In the first of 10 tips inspired by our Future of Work report Mapping the Digital Future, we look at starting from the top.
To succeed in the Future of Work, CEOs and senior executives must understand digital to be fit to lead. Without executive support and understanding for transformative ideas, any successful growth is likely to be hampered.
According to Gi Fernando, Founder of Freeformers, “Our experience has taught us that digital transformation must begin at the top. This will filter through the business, encouraging people to seek new ways of working, build on best practice and leave them feeling supported by the organisation around them.”
He explains one of the most effective methods for a company to change fast is to adopt a more curious mindset, a resilient attitude and a way of working that encourages innovation and the sharing of ideas — but says the C-Suite must first lead by example.
Jeff Weiner, CEO of LinkedIn, achieved a 100% approval rating from his employees in 2014, thanks to his top-down approach. “Top rated CEOs are commonly seen as relatable, accessible and transparent,” says Robert Hohman, Glassdoor CEO and co-founder.

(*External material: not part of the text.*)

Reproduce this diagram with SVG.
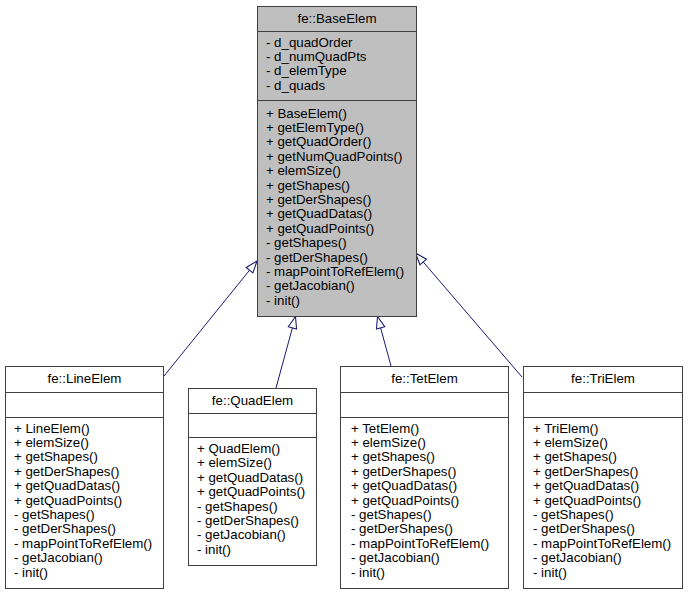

Another proactive employer was Marissa Meyer, during her time as CEO of Yahoo!, who spoke to her entire employee base every Friday afternoon, according to Forbes, to discuss “The state of the business and company.” Comments from her employees were actively encouraged and brought into the boardroom so everyone knew they were being heard.
This is a sentiment echoed by Alain Dehaze, CEO of The Adecco Group. Writing for The World Economic Forum, he states that tomorrow’s workforce will see CEOs and employers “Fostering inter-cultural environments and an atmosphere of exchange, so all can benefit.”
In the latest Freeformers Mapping the Digital Future report, Ashok Vaswani, Chief Executive of Barclays UK, agrees. He says: “It’s a company’s leadership that has to take it on. Leaders have to live it themselves in the first instance.
“Barclays has worked hard to prepare our people for the digital world. Not just the frontline staff, whose day-to-day tasks have changed massively, but across the board. There’s no one who can avoid it.”